Right--this will work on some types of side-channel attacks. For example, I could prove that my decryption function runs in a constant amount of time no matter the input.

However, you can't proactively defend against side-channel attacks. By definition, a side-channel attack exists because the designer didn't know that the cryptosystem leaks information when (s)he designed and proved the correctness of the implementation.

Proving that the cryptosystem doesn't leak information is damn nigh impossible, and often outside the scope of software engineering. My favorite example is acoustic analysis (https://www.cs.tau.ac.il/~tromer/acoustic/). Before this was shown to be possible, how were cryptosystem designers supposed to know to defend against it?

The best we can do is come up with and formalize a threat model, and then prove that the cryptosystem is secure against the adversaries in the threat model. The problem is that threat models don't help you with adversaries in the future, who have means of getting information from your cryptosystem that you didn't think of.


I take your point, but I don't think _anything_ can defend against unknown attacks. However, we could defend against all known attacks using formal methods, which is a lot better than we're doing at the moment. Further, when a new attack becomes known, I would wager that having something that is verifiable today will be easier to verify or fix in the future, as compared to a code-base that is not provable.
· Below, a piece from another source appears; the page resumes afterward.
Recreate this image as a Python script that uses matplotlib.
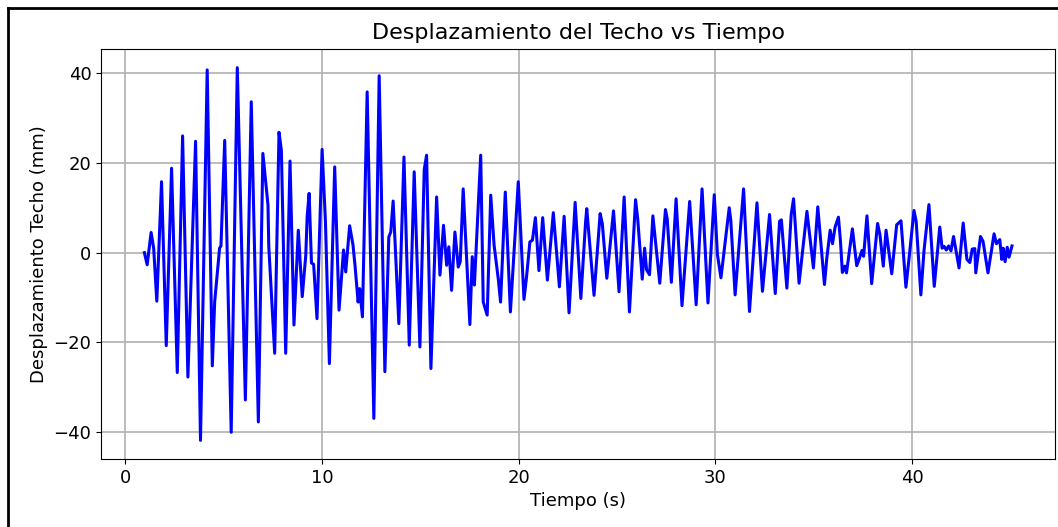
import matplotlib
matplotlib.use('Agg')
import matplotlib.pyplot as plt
from matplotlib.lines import Line2D

# picos y valles (s, mm)
tiempo = [0.98, 1.12, 1.32, 1.45, 1.61, 1.85, 2.09, 2.36, 2.65, 2.92, 3.19, 3.58, 3.83,
          4.17, 4.43, 4.55, 4.80, 4.87, 5.06, 5.39, 5.70, 6.11, 6.41, 6.77,
          7.00, 7.26, 7.30, 7.60, 7.82, 7.94, 8.16, 8.38, 8.58, 8.80, 9.00, 9.18, 9.25,
          9.35, 9.47, 9.58, 9.75, 10.01, 10.18, 10.38, 10.65, 10.87, 11.10, 11.21,
          11.41, 11.58, 11.69, 11.84, 11.92, 12.06, 12.30, 12.64, 12.91, 13.20,
          13.40, 13.50, 13.62, 13.91, 14.17, 14.44, 14.69, 14.98, 15.20, 15.32, 15.54,
          15.83, 16.00, 16.18, 16.34, 16.45, 16.59, 16.76, 16.93, 17.03, 17.18,
          17.52, 17.64, 17.75, 18.07, 18.20, 18.40, 18.58, 18.75, 18.97, 19.08,
          19.32, 19.58, 19.98, 20.27, 20.40, 20.57, 20.70, 20.85, 20.95, 21.03,
          21.22, 21.46, 21.76, 22.07, 22.31, 22.56, 22.87, 23.16, 23.40, 23.46,
          23.83, 24.14, 24.25, 24.48, 24.82, 25.10, 25.36, 25.63, 25.94, 26.05,
          26.28, 26.40, 26.50, 26.65, 26.82, 27.17, 27.46, 27.55, 27.76, 28.00,
          28.30, 28.69, 29.02, 29.32, 29.62, 29.94, 30.10, 30.28, 30.70, 30.78,
          31.00, 31.43, 31.73, 32.11, 32.39, 32.75, 33.04, 33.26, 33.35, 33.63,
          33.85, 33.97, 34.25, 34.65, 34.98, 35.20, 35.54, 35.66, 35.83, 35.95,
          36.08, 36.25, 36.35, 36.45, 36.58, 36.66, 36.96, 37.18, 37.30, 37.45,
          37.53, 37.70, 37.94, 38.24, 38.36, 38.53, 38.67, 38.96, 39.21, 39.43,
          39.68, 39.85, 40.09, 40.20, 40.44, 40.60, 40.85, 41.12, 41.40, 41.52,
          41.62, 41.73, 41.85, 41.97, 42.10, 42.38, 42.59, 42.78, 42.93, 43.05,
          43.18, 43.23, 43.47, 43.60, 43.85, 44.16, 44.28, 44.45, 44.55, 44.62,
          44.72, 44.83, 44.92, 45.07]
desplazamiento = [0.0, -2.7, 4.5, 1.0, -10.8, 15.8, -20.7, 18.8, -26.7, 26.0, -27.7, 24.8, -41.8,
                  40.7, -25.2, -11.0, 1.0, 1.5, 25.0, -40.0, 41.2, -32.8, 33.6, -37.7,
                  22.1, 10.6, 1.4, -22.4, 26.8, 22.8, -22.4, 20.4, -16.1, 5.0, -9.8, -0.6, 8.0,
                  13.2, -2.3, -2.6, -14.7, 23.0, 6.9, -24.7, 19.1, -12.8, 0.6, -4.3,
                  6.0, 1.7, -3.2, -11.0, -8.0, -14.3, 35.8, -36.9, 39.4, -26.5,
                  3.5, 4.6, 11.5, -15.8, 21.3, -20.6, 18.0, -21.0, 18.5, 21.7, -25.8,
                  12.4, -5.0, 6.1, -2.8, 1.3, -8.4, 4.6, -3.2, -2.0, 14.2,
                  -16.0, -0.9, -7.2, 21.7, -11.0, -13.9, 12.8, 1.7, -6.1, -11.0,
                  13.5, -13.2, 15.8, -10.4, -5.4, 2.4, 2.8, 7.8, 1.3, -4.0,
                  7.8, -6.1, 8.9, -7.6, 8.1, -13.4, 11.2, -10.2, 6.8, 9.8,
                  -9.5, 8.7, 6.5, -5.7, 9.3, -8.7, 12.4, -13.2, 11.8, 7.5,
                  -5.9, 1.0, -3.8, -4.9, 8.2, -6.8, 9.6, 7.5, -6.6, 12.0,
                  -11.8, 11.4, -11.6, 14.2, -11.2, 12.9, -0.4, -5.6, 10.0, 7.2,
                  -9.4, 14.2, -13.1, 11.1, -8.6, 8.5, -9.1, 7.0, 7.3, -7.9,
                  8.5, 12.0, -6.8, 9.2, -3.4, 10.2, -7.1, -1.2, 5.0, 2.0,
                  5.7, 7.9, 2.8, -4.4, -3.0, -4.5, 5.3, -2.9, -1.5, 0.5,
                  -0.8, 8.2, -6.9, 6.5, 4.0, -3.0, 5.0, -4.7, 6.2, 7.1,
                  -7.7, -0.8, 9.4, 7.0, -9.4, 0.5, 10.7, -7.5, 5.7, 1.0,
                  1.4, 0.6, 1.5, 0.4, 3.6, -3.4, 6.6, -1.5, -2.2, 0.8,
                  0.9, -4.5, 3.6, 2.5, -4.5, 4.2, 2.0, 2.9, -1.5, 1.0,
                  -2.0, 1.2, -1.0, 1.5]

fig = plt.figure(figsize=(10.58, 5.27), dpi=100)
ax = fig.add_axes([0.0955, 0.129, 0.902, 0.778])

ax.plot(tiempo, desplazamiento, color='blue', linewidth=2.2)
ax.set_title('Desplazamiento del Techo vs Tiempo', fontsize=16, pad=7)
ax.set_xlabel('Tiempo (s)', fontsize=13)
ax.set_ylabel('Desplazamiento Techo (mm)', fontsize=13)
ax.tick_params(labelsize=13)
ax.grid(True, linewidth=1.2)

# marco exterior
fig.add_artist(Line2D([7.5 / 1058, 7.5 / 1058], [0, 1 - 7.5 / 527], color='black', linewidth=2, transform=fig.transFigure))
fig.add_artist(Line2D([7.5 / 1058, 1], [1 - 7.5 / 527, 1 - 7.5 / 527], color='black', linewidth=2, transform=fig.transFigure))

fig.savefig('out.png', dpi=100)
Just because we can't achieve theoretical perfection, we should not rule out using methods that would solve many of the actual problems we encounter today.

Of course, if you can find a way to defend against unknown future problems, I'm all in favor of using your method!


Unknown-unknowns as it were.


A formal methods solver for an engineering description language was the thinking behind Zed (Z notation) https://en.wikipedia.org/wiki/Z_notation

But the ideas of trusted OS and instruction might be necessary to compartment secrets to reduce their potential exposure to the least possible opportunity. It's basically impossible to completely eliminate plaintext and secrets in clear unless maths allow it, but we should still try.


How complex must that model be?

At least as complex as a real CPU, so we're back on square one.